* DATASET CONTENT:
□ □ □ □ □ □ □
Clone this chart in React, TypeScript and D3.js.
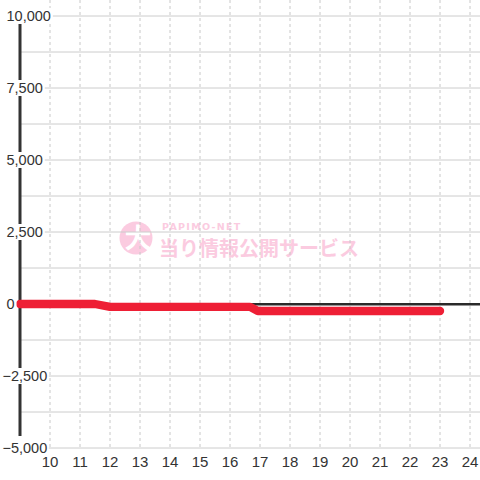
import React from "react";
import * as d3 from "d3";

const HOURS_TICKS = [10, 11, 12, 13, 14, 15, 16, 17, 18, 19, 20, 21, 22, 23, 24];
const Y_TICKS = [10000, 7500, 5000, 2500, 0, -2500, -5000];
const Y_GRID = [10000, 8750, 7500, 6250, 5000, 3750, 2500, 1250, 0, -1250, -2500, -3750, -5000];
const SERIES_HOURS = [9, 11.5, 12, 16.67, 16.93, 23];
const SERIES_VALUES = [0, 0, -100, -100, -245, -245];
const X_DOMAIN = [9, 24.333];
const Y_DOMAIN = [-5000, 10000];
const AXIS_BOTTOM_VALUE = -4580;

const W = 480;
const H = 480;

export default function App() {
  const x = d3.scaleLinear().domain(X_DOMAIN).range([20, 480]);
  const y = d3.scaleLinear().domain(Y_DOMAIN).range([448, 16]);
  const fmt = d3.format(",");
  const pts: [number, number][] = SERIES_HOURS.map((h, i) => [h, SERIES_VALUES[i]]);
  const line = d3
    .line<[number, number]>()
    .x((d) => x(d[0]))
    .y((d) => y(d[1]));
  const font = "'Liberation Sans', Arial, sans-serif";
  const fs = 14.5;
  const labelW = (s: string) => {
    let w = 0;
    for (const c of s) w += (c === "," ? 0.278 : c === "-" ? 0.333 : 0.556) * fs;
    return w;
  };
  return (
    <svg
      width={W}
      height={H}
      style={{ position: "absolute", left: 0, top: 0, background: "#fff" }}
    >
      <rect x={0} y={0} width={W} height={H} fill="#ffffff" />
      {/* watermark */}
      <g>
        <circle cx={136} cy={238} r={16.5} fill="#fbcbe0" />
        <text
          x={138}
          y={248}
          textAnchor="middle"
          fontFamily="'Noto Sans CJK JP'"
          fontWeight="bold"
          fontSize={27}
          fill="#ffffff"
        >
          大
        </text>
        <text
          x={162}
          y={230}
          fontFamily="'DejaVu Sans', sans-serif"
          fontWeight="bold"
          fontSize={9.5}
          letterSpacing={1.3}
          fill="#fbcbe0"
        >
          PAPIMO-NET
        </text>
        <text
          x={159}
          y={256}
          fontFamily="'Noto Sans CJK JP'"
          fontWeight="bold"
          fontSize={20}
          fill="#fbcbe0"
        >
          当り情報公開サービス
        </text>
      </g>
      {/* horizontal grid */}
      {Y_GRID.map((v) => (
        <line
          key={"hg" + v}
          x1={x(9)}
          x2={W}
          y1={y(v)}
          y2={y(v)}
          stroke="#cccccc"
          strokeWidth={1}
        />
      ))}
      {/* vertical grid */}
      {HOURS_TICKS.map((h) => (
        <line
          key={"vg" + h}
          x1={x(h)}
          x2={x(h)}
          y1={0}
          y2={y(-5000)}
          stroke="#c8c8c8"
          strokeWidth={1}
          strokeDasharray="3,3"
        />
      ))}
      {/* axes */}
      <line
        x1={x(9)}
        x2={x(9)}
        y1={y(10000)}
        y2={y(AXIS_BOTTOM_VALUE)}
        stroke="#333333"
        strokeWidth={3}
      />
      <line
        x1={x(9)}
        x2={W}
        y1={y(0) + 0.3}
        y2={y(0) + 0.3}
        stroke="#2a2a2a"
        strokeWidth={2.6}
      />
      {/* series */}
      <path
        d={line(pts) || ""}
        fill="none"
        stroke="#ee1f35"
        strokeWidth={8.4}
        strokeLinecap="round"
        strokeLinejoin="round"
      />
      {/* y labels */}
      {Y_TICKS.map((v) => {
        const s = fmt(v);
        const x0 = v < 0 ? 2.5 : 6.5;
        const w = labelW(s);
        return (
          <g key={"yl" + v}>
            <rect x={x0 - 1} y={y(v) - 8} width={w + 3} height={16} fill="#ffffff" />
            <text
              x={x0}
              y={y(v)}
              dy="0.36em"
              fontFamily={font}
              fontSize={fs}
              fill="#333333"
            >
              {s}
            </text>
          </g>
        );
      })}
      {/* x labels */}
      {HOURS_TICKS.map((h) => (
        <text
          key={"xl" + h}
          x={x(h)}
          y={461.5}
          dy="0.36em"
          textAnchor="middle"
          fontFamily={font}
          fontSize={15}
          fill="#333333"
        >
          {h}
        </text>
      ))}
    </svg>
  );
}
□ □ □ □ □ □ □
* GOAL OF THE EXERCISE:
Return the material word for word. Pictures are not part of the copy.

* ANSWER TO THE EXERCISE:
Clone this chart in React, TypeScript and D3.js.
import React from "react";
import * as d3 from "d3";

const HOURS_TICKS = [10, 11, 12, 13, 14, 15, 16, 17, 18, 19, 20, 21, 22, 23, 24];
const Y_TICKS = [10000, 7500, 5000, 2500, 0, -2500, -5000];
const Y_GRID = [10000, 8750, 7500, 6250, 5000, 3750, 2500, 1250, 0, -1250, -2500, -3750, -5000];
const SERIES_HOURS = [9, 11.5, 12, 16.67, 16.93, 23];
const SERIES_VALUES = [0, 0, -100, -100, -245, -245];
const X_DOMAIN = [9, 24.333];
const Y_DOMAIN = [-5000, 10000];
const AXIS_BOTTOM_VALUE = -4580;

const W = 480;
const H = 480;

export default function App() {
  const x = d3.scaleLinear().domain(X_DOMAIN).range([20, 480]);
  const y = d3.scaleLinear().domain(Y_DOMAIN).range([448, 16]);
  const fmt = d3.format(",");
  const pts: [number, number][] = SERIES_HOURS.map((h, i) => [h, SERIES_VALUES[i]]);
  const line = d3
    .line<[number, number]>()
    .x((d) => x(d[0]))
    .y((d) => y(d[1]));
  const font = "'Liberation Sans', Arial, sans-serif";
  const fs = 14.5;
  const labelW = (s: string) => {
    let w = 0;
    for (const c of s) w += (c === "," ? 0.278 : c === "-" ? 0.333 : 0.556) * fs;
    return w;
  };
  return (
    <svg
      width={W}
      height={H}
      style={{ position: "absolute", left: 0, top: 0, background: "#fff" }}
    >
      <rect x={0} y={0} width={W} height={H} fill="#ffffff" />
      {/* watermark */}
      <g>
        <circle cx={136} cy={238} r={16.5} fill="#fbcbe0" />
        <text
          x={138}
          y={248}
          textAnchor="middle"
          fontFamily="'Noto Sans CJK JP'"
          fontWeight="bold"
          fontSize={27}
          fill="#ffffff"
        >
          大
        </text>
        <text
          x={162}
          y={230}
          fontFamily="'DejaVu Sans', sans-serif"
          fontWeight="bold"
          fontSize={9.5}
          letterSpacing={1.3}
          fill="#fbcbe0"
        >
          PAPIMO-NET
        </text>
        <text
          x={159}
          y={256}
          fontFamily="'Noto Sans CJK JP'"
          fontWeight="bold"
          fontSize={20}
          fill="#fbcbe0"
        >
          当り情報公開サービス
        </text>
      </g>
      {/* horizontal grid */}
      {Y_GRID.map((v) => (
        <line
          key={"hg" + v}
          x1={x(9)}
          x2={W}
          y1={y(v)}
          y2={y(v)}
          stroke="#cccccc"
          strokeWidth={1}
        />
      ))}
      {/* vertical grid */}
      {HOURS_TICKS.map((h) => (
        <line
          key={"vg" + h}
          x1={x(h)}
          x2={x(h)}
          y1={0}
          y2={y(-5000)}
          stroke="#c8c8c8"
          strokeWidth={1}
          strokeDasharray="3,3"
        />
      ))}
      {/* axes */}
      <line
        x1={x(9)}
        x2={x(9)}
        y1={y(10000)}
        y2={y(AXIS_BOTTOM_VALUE)}
        stroke="#333333"
        strokeWidth={3}
      />
      <line
        x1={x(9)}
        x2={W}
        y1={y(0) + 0.3}
        y2={y(0) + 0.3}
        stroke="#2a2a2a"
        strokeWidth={2.6}
      />
      {/* series */}
      <path
        d={line(pts) || ""}
        fill="none"
        stroke="#ee1f35"
        strokeWidth={8.4}
        strokeLinecap="round"
        strokeLinejoin="round"
      />
      {/* y labels */}
      {Y_TICKS.map((v) => {
        const s = fmt(v);
        const x0 = v < 0 ? 2.5 : 6.5;
        const w = labelW(s);
        return (
          <g key={"yl" + v}>
            <rect x={x0 - 1} y={y(v) - 8} width={w + 3} height={16} fill="#ffffff" />
            <text
              x={x0}
              y={y(v)}
              dy="0.36em"
              fontFamily={font}
              fontSize={fs}
              fill="#333333"
            >
              {s}
            </text>
          </g>
        );
      })}
      {/* x labels */}
      {HOURS_TICKS.map((h) => (
        <text
          key={"xl" + h}
          x={x(h)}
          y={461.5}
          dy="0.36em"
          textAnchor="middle"
          fontFamily={font}
          fontSize={15}
          fill="#333333"
        >
          {h}
        </text>
      ))}
    </svg>
  );
}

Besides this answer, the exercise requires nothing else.